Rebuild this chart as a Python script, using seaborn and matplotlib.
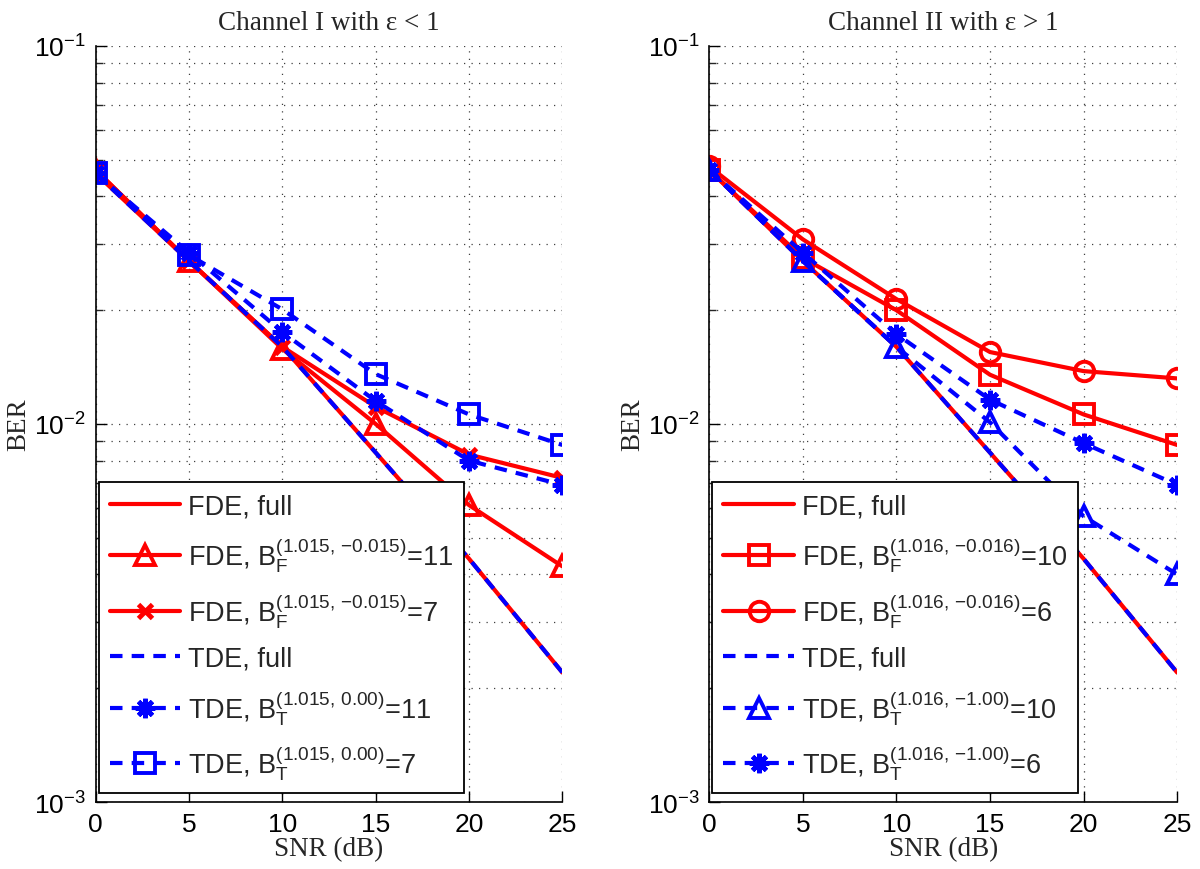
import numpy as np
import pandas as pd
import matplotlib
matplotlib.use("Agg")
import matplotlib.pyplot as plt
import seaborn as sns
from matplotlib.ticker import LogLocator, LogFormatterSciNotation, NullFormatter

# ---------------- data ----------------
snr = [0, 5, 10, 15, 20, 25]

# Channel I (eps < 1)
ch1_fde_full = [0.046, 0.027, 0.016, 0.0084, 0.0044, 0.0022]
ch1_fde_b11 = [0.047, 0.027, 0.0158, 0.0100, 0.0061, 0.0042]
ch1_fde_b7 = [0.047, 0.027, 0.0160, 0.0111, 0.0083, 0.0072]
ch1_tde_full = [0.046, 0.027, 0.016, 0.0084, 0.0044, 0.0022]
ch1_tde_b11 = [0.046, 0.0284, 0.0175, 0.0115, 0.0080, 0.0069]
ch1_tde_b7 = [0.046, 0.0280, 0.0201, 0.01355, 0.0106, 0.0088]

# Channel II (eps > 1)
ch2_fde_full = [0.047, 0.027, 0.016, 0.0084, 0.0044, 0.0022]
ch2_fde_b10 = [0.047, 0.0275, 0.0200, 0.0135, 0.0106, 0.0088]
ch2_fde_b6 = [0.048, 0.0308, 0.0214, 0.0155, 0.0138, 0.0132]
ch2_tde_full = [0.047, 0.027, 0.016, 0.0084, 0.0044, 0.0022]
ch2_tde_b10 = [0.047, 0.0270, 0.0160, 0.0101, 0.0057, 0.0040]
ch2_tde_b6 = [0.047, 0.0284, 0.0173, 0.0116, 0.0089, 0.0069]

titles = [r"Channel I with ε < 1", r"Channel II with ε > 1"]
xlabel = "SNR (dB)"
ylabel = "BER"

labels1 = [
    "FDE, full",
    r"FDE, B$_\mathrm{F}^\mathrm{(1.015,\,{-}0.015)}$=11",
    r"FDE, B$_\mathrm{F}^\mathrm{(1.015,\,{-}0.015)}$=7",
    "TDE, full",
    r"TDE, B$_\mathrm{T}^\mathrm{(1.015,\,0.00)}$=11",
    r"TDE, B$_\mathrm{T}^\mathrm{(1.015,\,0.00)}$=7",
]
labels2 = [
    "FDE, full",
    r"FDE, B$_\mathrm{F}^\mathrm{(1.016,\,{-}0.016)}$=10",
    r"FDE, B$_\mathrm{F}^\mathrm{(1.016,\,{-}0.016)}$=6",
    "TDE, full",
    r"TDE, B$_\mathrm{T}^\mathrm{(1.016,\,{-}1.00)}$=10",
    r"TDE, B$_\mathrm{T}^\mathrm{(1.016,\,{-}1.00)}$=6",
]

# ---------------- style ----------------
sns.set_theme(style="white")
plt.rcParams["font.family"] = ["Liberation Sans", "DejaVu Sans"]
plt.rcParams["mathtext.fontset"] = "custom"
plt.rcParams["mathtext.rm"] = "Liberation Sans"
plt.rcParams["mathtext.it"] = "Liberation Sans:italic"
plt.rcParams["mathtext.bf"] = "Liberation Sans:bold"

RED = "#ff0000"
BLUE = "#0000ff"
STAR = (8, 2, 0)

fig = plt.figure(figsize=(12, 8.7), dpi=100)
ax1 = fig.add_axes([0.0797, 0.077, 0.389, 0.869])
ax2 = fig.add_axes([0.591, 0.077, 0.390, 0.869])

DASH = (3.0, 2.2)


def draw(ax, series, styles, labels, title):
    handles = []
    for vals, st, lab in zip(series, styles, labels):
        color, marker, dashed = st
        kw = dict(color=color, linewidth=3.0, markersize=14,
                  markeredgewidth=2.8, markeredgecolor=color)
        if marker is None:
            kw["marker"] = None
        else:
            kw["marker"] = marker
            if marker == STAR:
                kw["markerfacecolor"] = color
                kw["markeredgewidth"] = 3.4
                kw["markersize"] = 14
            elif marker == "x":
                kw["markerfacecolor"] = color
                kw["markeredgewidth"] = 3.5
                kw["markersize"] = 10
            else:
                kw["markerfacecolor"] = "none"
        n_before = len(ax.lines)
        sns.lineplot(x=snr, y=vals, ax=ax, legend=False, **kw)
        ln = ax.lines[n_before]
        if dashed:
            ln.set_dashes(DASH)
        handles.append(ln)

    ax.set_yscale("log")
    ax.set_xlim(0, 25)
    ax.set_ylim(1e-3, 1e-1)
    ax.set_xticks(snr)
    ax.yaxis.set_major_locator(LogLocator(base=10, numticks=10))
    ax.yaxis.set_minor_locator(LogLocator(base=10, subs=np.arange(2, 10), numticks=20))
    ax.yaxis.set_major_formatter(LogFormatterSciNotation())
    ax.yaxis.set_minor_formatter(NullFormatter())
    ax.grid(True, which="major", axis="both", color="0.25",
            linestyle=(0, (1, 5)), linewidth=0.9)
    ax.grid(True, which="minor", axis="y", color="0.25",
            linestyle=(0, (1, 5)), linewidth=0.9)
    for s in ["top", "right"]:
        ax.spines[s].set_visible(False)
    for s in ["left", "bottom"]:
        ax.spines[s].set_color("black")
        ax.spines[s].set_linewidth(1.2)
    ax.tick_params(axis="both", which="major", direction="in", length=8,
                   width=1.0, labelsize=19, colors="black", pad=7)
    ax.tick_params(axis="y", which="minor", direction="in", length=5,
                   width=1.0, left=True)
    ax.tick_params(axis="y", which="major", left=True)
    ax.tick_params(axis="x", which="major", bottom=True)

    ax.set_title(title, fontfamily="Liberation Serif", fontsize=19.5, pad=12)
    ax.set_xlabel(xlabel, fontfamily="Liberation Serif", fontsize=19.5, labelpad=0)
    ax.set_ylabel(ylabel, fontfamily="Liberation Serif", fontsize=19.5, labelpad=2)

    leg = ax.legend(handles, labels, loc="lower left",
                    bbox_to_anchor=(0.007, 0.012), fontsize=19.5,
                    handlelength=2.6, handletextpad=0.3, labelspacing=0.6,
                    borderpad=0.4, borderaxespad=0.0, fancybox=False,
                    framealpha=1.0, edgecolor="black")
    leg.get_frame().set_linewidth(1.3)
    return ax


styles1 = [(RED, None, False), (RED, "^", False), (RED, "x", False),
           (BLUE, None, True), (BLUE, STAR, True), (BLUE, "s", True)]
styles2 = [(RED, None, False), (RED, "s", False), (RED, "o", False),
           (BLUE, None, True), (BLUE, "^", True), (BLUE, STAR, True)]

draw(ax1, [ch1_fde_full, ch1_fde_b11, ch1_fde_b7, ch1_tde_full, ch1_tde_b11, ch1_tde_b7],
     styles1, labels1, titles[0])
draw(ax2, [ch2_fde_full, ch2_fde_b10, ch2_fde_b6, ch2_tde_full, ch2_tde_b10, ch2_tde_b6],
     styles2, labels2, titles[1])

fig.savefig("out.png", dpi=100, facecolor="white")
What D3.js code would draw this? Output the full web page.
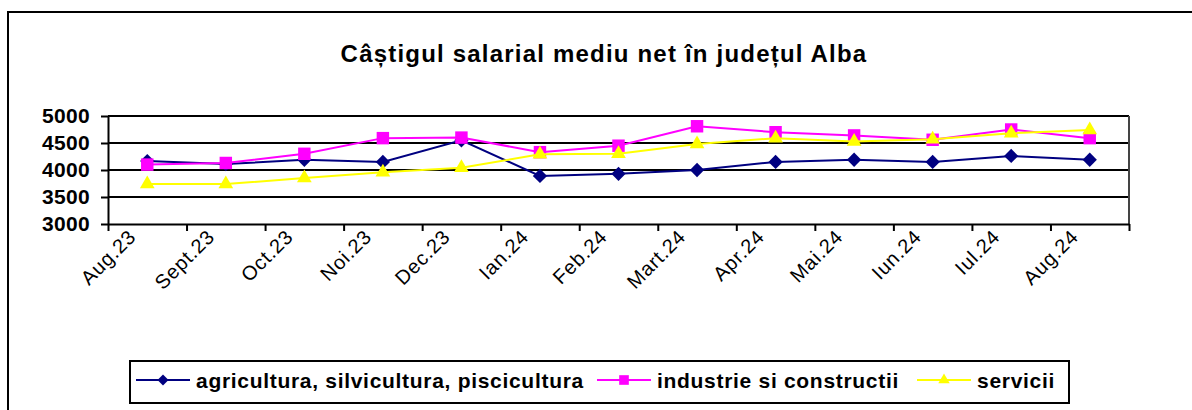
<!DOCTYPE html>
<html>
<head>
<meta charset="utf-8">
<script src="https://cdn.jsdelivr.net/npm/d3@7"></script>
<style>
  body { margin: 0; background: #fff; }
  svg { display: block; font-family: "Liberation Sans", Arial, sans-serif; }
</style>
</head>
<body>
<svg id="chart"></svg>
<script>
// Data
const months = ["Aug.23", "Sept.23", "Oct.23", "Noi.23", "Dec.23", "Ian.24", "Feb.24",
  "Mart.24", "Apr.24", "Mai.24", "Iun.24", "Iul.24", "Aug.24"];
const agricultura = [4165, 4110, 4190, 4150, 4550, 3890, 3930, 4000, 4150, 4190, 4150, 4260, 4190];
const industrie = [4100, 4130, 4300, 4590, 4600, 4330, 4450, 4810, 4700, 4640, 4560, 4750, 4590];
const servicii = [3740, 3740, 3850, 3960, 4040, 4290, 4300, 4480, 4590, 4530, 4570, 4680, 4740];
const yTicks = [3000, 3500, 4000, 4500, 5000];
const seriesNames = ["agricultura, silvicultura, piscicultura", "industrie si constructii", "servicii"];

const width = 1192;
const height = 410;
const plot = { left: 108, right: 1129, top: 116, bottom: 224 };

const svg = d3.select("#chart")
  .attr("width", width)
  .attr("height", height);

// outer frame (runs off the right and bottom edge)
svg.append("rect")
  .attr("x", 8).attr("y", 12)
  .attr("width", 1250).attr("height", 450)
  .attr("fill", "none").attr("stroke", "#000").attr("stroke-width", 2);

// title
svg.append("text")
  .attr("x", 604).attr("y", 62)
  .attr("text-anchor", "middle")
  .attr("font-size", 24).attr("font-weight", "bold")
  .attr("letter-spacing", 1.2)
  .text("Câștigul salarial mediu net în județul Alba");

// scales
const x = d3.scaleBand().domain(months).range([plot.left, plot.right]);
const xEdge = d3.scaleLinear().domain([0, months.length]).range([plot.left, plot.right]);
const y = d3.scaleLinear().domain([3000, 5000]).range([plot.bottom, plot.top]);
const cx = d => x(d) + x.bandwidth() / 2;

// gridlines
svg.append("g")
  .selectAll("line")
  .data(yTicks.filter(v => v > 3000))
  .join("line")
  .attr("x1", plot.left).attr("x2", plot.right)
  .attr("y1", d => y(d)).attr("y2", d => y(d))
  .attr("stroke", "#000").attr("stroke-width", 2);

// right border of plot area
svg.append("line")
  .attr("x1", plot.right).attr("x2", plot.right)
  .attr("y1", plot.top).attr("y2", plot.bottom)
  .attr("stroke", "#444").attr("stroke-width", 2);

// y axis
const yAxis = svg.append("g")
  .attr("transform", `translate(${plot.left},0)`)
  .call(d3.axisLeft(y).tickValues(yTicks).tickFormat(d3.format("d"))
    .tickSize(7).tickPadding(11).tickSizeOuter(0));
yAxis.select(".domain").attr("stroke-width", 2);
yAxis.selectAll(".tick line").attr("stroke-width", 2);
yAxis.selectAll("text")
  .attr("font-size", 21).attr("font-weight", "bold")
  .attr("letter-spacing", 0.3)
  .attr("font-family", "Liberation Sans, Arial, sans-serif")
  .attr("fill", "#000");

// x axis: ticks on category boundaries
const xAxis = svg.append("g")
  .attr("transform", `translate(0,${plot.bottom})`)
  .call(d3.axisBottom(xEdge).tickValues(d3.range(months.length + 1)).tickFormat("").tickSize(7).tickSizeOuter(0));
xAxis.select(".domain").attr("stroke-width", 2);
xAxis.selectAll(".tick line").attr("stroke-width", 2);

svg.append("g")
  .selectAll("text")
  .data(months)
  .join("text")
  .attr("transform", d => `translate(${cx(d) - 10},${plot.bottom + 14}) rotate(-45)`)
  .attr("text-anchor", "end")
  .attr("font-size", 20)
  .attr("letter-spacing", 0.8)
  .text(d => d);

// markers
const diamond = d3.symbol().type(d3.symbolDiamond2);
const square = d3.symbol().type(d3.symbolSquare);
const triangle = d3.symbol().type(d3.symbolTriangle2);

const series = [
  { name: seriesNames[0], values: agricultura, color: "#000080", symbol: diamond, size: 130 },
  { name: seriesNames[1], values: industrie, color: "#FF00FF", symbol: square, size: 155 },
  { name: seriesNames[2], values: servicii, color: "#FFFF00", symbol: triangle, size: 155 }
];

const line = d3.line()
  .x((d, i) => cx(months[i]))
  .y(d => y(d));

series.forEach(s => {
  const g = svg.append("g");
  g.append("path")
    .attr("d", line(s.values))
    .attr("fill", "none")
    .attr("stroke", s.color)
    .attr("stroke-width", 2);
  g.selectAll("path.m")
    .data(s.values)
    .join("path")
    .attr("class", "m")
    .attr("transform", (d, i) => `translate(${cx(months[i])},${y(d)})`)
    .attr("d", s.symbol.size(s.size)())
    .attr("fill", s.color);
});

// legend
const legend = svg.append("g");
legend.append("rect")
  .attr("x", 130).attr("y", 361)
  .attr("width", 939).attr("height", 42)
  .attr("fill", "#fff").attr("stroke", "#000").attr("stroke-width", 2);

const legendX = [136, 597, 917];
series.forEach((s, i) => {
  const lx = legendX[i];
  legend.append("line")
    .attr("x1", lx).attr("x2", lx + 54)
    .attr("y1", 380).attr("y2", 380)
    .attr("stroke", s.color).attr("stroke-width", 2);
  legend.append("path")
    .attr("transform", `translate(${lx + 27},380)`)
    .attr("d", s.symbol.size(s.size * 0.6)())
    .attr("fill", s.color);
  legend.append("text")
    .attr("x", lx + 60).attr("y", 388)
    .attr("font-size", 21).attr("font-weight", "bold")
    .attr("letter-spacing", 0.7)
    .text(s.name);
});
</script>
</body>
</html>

_ _ _

Locate all lines in the listing above with the word "seaborn". Copy them.

- **Answer below**:
Rebuild this chart as a Python script, using seaborn and matplotlib.
import seaborn as sns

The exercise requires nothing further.